→ INFORMATION SHOWN
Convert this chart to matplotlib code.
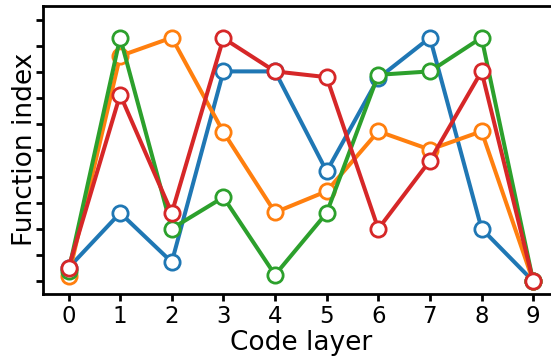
import matplotlib
matplotlib.use("Agg")
import matplotlib.pyplot as plt
import numpy as np

layers = list(range(10))
blue = [0.51, 2.61, 0.73, 8.02, 8.02, 4.20, 7.76, 9.31, 2.01, 0.0]
orange = [0.19, 8.61, 9.31, 5.70, 2.63, 3.44, 5.73, 5.03, 5.73, 0.0]
green = [0.38, 9.31, 2.01, 3.21, 0.24, 2.61, 7.89, 8.02, 9.31, 0.0]
red = [0.51, 7.13, 2.61, 9.29, 8.02, 7.80, 2.00, 4.61, 8.02, 0.0]
series = [(blue, "#1f77b4"), (orange, "#ff7f0e"), (green, "#2ca02c"), (red, "#d62728")]
yticks = list(range(11))

fig = plt.figure(figsize=(5.51, 3.64), dpi=100)
# axes runs a little past the right edge of the canvas
ax_w = 559 - 42.7
ax = fig.add_axes([42.7 / 551, 1 - 293.5 / 364, ax_w / 551, (293.5 - 6) / 364])

for vals, col in series:
    ax.plot(layers, vals, color=col, lw=2.9, marker="o", ms=11,
            mfc="white", mec=col, mew=2.0)

ax.set_xlim(-0.5, 9.5)
ax.set_ylim(-0.47, 10.52)
ax.set_xticks(layers)
ax.set_yticks(yticks)
ax.set_yticklabels([])
ax.tick_params(axis="both", length=5, width=2, labelsize=16.5, pad=3.5)
for s in ax.spines.values():
    s.set_linewidth(2)
ax.spines["right"].set_visible(False)
ax.set_xlabel("Code layer", fontsize=19, labelpad=1)
ax.set_ylabel("Function index", fontsize=19)
ax.yaxis.set_label_coords(-4.5 / ax_w, 0.5)

fig.savefig("out.png", dpi=100)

→ DESCRIPTION OF THE TASK
Transcribe the full listing character for character. Pictures are excluded.

→ RESPONSE TO THIS TASK
Convert this chart to matplotlib code.
import matplotlib
matplotlib.use("Agg")
import matplotlib.pyplot as plt
import numpy as np

layers = list(range(10))
blue = [0.51, 2.61, 0.73, 8.02, 8.02, 4.20, 7.76, 9.31, 2.01, 0.0]
orange = [0.19, 8.61, 9.31, 5.70, 2.63, 3.44, 5.73, 5.03, 5.73, 0.0]
green = [0.38, 9.31, 2.01, 3.21, 0.24, 2.61, 7.89, 8.02, 9.31, 0.0]
red = [0.51, 7.13, 2.61, 9.29, 8.02, 7.80, 2.00, 4.61, 8.02, 0.0]
series = [(blue, "#1f77b4"), (orange, "#ff7f0e"), (green, "#2ca02c"), (red, "#d62728")]
yticks = list(range(11))

fig = plt.figure(figsize=(5.51, 3.64), dpi=100)
# axes runs a little past the right edge of the canvas
ax_w = 559 - 42.7
ax = fig.add_axes([42.7 / 551, 1 - 293.5 / 364, ax_w / 551, (293.5 - 6) / 364])

for vals, col in series:
    ax.plot(layers, vals, color=col, lw=2.9, marker="o", ms=11,
            mfc="white", mec=col, mew=2.0)

ax.set_xlim(-0.5, 9.5)
ax.set_ylim(-0.47, 10.52)
ax.set_xticks(layers)
ax.set_yticks(yticks)
ax.set_yticklabels([])
ax.tick_params(axis="both", length=5, width=2, labelsize=16.5, pad=3.5)
for s in ax.spines.values():
    s.set_linewidth(2)
ax.spines["right"].set_visible(False)
ax.set_xlabel("Code layer", fontsize=19, labelpad=1)
ax.set_ylabel("Function index", fontsize=19)
ax.yaxis.set_label_coords(-4.5 / ax_w, 0.5)

fig.savefig("out.png", dpi=100)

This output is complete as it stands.